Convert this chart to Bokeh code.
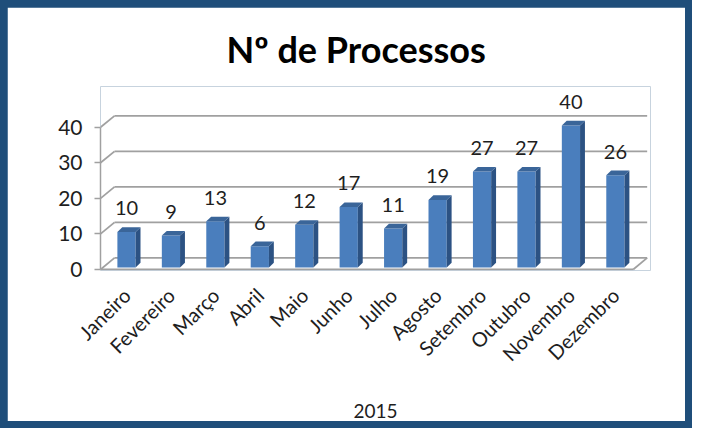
import math
from bokeh.plotting import figure
from bokeh.models import Range1d, FixedTicker, ColumnDataSource
from bokeh.layouts import column
from bokeh.embed import file_html
from bokeh.resources import INLINE
from bokeh.core.properties import value

# ---- data ----
months = ["Janeiro", "Fevereiro", "Março", "Abril", "Maio", "Junho",
          "Julho", "Agosto", "Setembro", "Outubro", "Novembro", "Dezembro"]
processos = [10, 9, 13, 6, 12, 17, 11, 19, 27, 27, 40, 26]
y_ticks = [0, 10, 20, 30, 40]
title_text = "Nº de Processos"
x_title = "2015"

# ---- 3D geometry (data units) ----
X0, XR = -0.585, 11.4        # floor front edge
DX, DY = 0.315, 3.24         # wall depth
BW = 0.205                   # half bar width
BDX, BDY = 0.11, 1.3         # bar depth
YB = 0.55                    # bar base
XEND, YSTART, YEND = 11.79, -0.3, 51.5

GRID = "#A0A0A0"
FRONT, SIDE, TOP = "#4A7EBD", "#2C5283", "#3A6599"
FONT = "Lato"
TXT = "#1E1E1E"

p = figure(width=678, height=414, x_range=Range1d(X0, XEND),
           y_range=Range1d(YSTART, YEND), output_backend="svg",
           toolbar_location=None, min_border_left=93, min_border_right=35,
           min_border_top=79, min_border_bottom=151)
p.background_fill_color = "white"
p.border_fill_color = "white"
p.outline_line_color = None
p.xgrid.visible = False
p.ygrid.visible = False

# title
p.title.text = title_text
p.title.align = "left"
p.title.offset = 126
p.title.standoff = 32
p.title.text_font = FONT
p.title.text_font_size = "36px"
p.title.text_font_style = "bold"
p.title.text_color = "black"

# y axis
ya = p.yaxis[0]
ya.ticker = FixedTicker(ticks=y_ticks)
ya.bounds = (y_ticks[0], y_ticks[-1])
ya.axis_line_color = GRID
ya.axis_line_width = 1.5
ya.major_tick_line_color = GRID
ya.major_tick_line_width = 1.5
ya.major_tick_out = 6
ya.major_tick_in = 0
ya.minor_tick_out = 0
ya.minor_tick_in = 0
ya.major_label_text_font = FONT
ya.major_label_text_font_size = "21px"
ya.major_label_text_color = TXT
ya.major_label_standoff = 12

# x axis
xa = p.xaxis[0]
xa.ticker = FixedTicker(ticks=list(range(len(months))))
xa.major_label_overrides = {i: m for i, m in enumerate(months)}
xa.major_label_orientation = math.pi / 4
xa.bounds = (X0, XR)
xa.axis_line_color = None
xa.major_tick_out = 0
xa.major_tick_in = 0
xa.minor_tick_out = 0
xa.minor_tick_in = 0
xa.major_label_text_font = FONT
xa.major_label_text_font_size = "20px"
xa.major_label_text_color = TXT
xa.major_label_standoff = 21
xa.axis_label = x_title
xa.axis_label_text_font = FONT
xa.axis_label_text_font_size = "19px"
xa.axis_label_text_font_style = "normal"
xa.axis_label_text_color = TXT
xa.axis_label_standoff = 27

# walls / floor grid
gx, gy = [], []
for v in y_ticks:
    gx.append([X0, X0 + DX]); gy.append([v, v + DY])          # left wall
    gx.append([X0 + DX, XR + DX]); gy.append([v + DY, v + DY])  # back wall
gx.append([X0, XR]); gy.append([y_ticks[0], y_ticks[0]])          # floor front
gx.append([XR, XR + DX]); gy.append([y_ticks[0], y_ticks[0] + DY])  # floor right
p.multi_line(xs=gx, ys=gy, line_color=GRID, line_width=1.8)

# bars
idx = list(range(len(months)))
tops = [YB + v for v in processos]
p.quad(left=[i - BW for i in idx], right=[i + BW for i in idx],
       bottom=[YB] * len(idx), top=tops, fill_color=FRONT, line_color=None)
sx = [[i + BW, i + BW + BDX, i + BW + BDX, i + BW] for i in idx]
sy = [[YB, YB + BDY, t + BDY, t] for t in tops]
p.patches(xs=sx, ys=sy, fill_color=SIDE, line_color=None)
tx = [[i - BW, i + BW, i + BW + BDX, i - BW + BDX] for i in idx]
ty = [[t, t, t + BDY, t + BDY] for t in tops]
p.patches(xs=tx, ys=ty, fill_color=TOP, line_color=None)

# data labels
src = ColumnDataSource(dict(x=idx, y=[t + BDY for t in tops],
                            label=[str(v) for v in processos]))
p.text(x="x", y="y", text="label", source=src, text_align="center",
       text_baseline="bottom", y_offset=-12, text_font=value(FONT),
       text_font_size="20px", text_color=TXT)

layout = column(p, width=692, height=428, sizing_mode="fixed",
                styles={"background-color": "#1F4E7A", "padding": "7px",
                        "box-sizing": "border-box"})

open("out.html", "w").write(file_html(layout, INLINE))
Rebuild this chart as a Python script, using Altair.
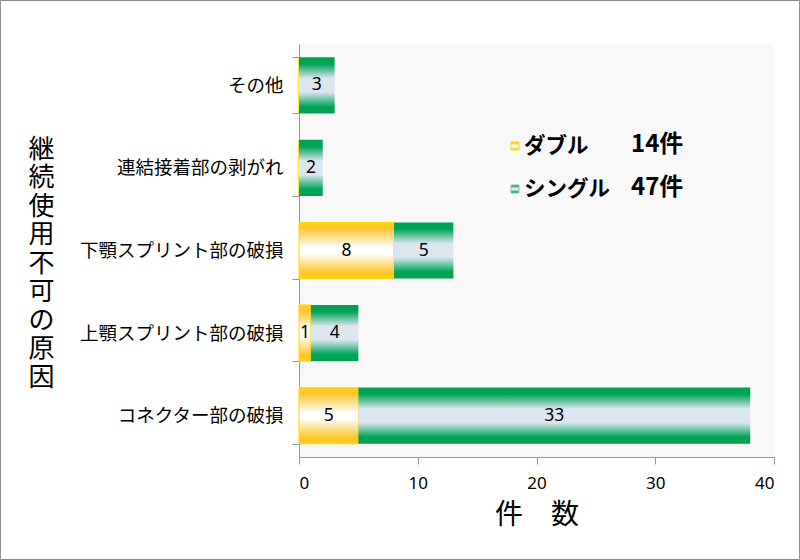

##############################

Quote, exactly and only, the lines from the first line of the data above through the line containing "ya.major_label_standoff = 12". The pictures do not belong in it.

Convert this chart to Bokeh code.
import math
from bokeh.plotting import figure
from bokeh.models import Range1d, FixedTicker, ColumnDataSource
from bokeh.layouts import column
from bokeh.embed import file_html
from bokeh.resources import INLINE
from bokeh.core.properties import value

# ---- data ----
months = ["Janeiro", "Fevereiro", "Março", "Abril", "Maio", "Junho",
          "Julho", "Agosto", "Setembro", "Outubro", "Novembro", "Dezembro"]
processos = [10, 9, 13, 6, 12, 17, 11, 19, 27, 27, 40, 26]
y_ticks = [0, 10, 20, 30, 40]
title_text = "Nº de Processos"
x_title = "2015"

# ---- 3D geometry (data units) ----
X0, XR = -0.585, 11.4        # floor front edge
DX, DY = 0.315, 3.24         # wall depth
BW = 0.205                   # half bar width
BDX, BDY = 0.11, 1.3         # bar depth
YB = 0.55                    # bar base
XEND, YSTART, YEND = 11.79, -0.3, 51.5

GRID = "#A0A0A0"
FRONT, SIDE, TOP = "#4A7EBD", "#2C5283", "#3A6599"
FONT = "Lato"
TXT = "#1E1E1E"

p = figure(width=678, height=414, x_range=Range1d(X0, XEND),
           y_range=Range1d(YSTART, YEND), output_backend="svg",
           toolbar_location=None, min_border_left=93, min_border_right=35,
           min_border_top=79, min_border_bottom=151)
p.background_fill_color = "white"
p.border_fill_color = "white"
p.outline_line_color = None
p.xgrid.visible = False
p.ygrid.visible = False

# title
p.title.text = title_text
p.title.align = "left"
p.title.offset = 126
p.title.standoff = 32
p.title.text_font = FONT
p.title.text_font_size = "36px"
p.title.text_font_style = "bold"
p.title.text_color = "black"

# y axis
ya = p.yaxis[0]
ya.ticker = FixedTicker(ticks=y_ticks)
ya.bounds = (y_ticks[0], y_ticks[-1])
ya.axis_line_color = GRID
ya.axis_line_width = 1.5
ya.major_tick_line_color = GRID
ya.major_tick_line_width = 1.5
ya.major_tick_out = 6
ya.major_tick_in = 0
ya.minor_tick_out = 0
ya.minor_tick_in = 0
ya.major_label_text_font = FONT
ya.major_label_text_font_size = "21px"
ya.major_label_text_color = TXT
ya.major_label_standoff = 12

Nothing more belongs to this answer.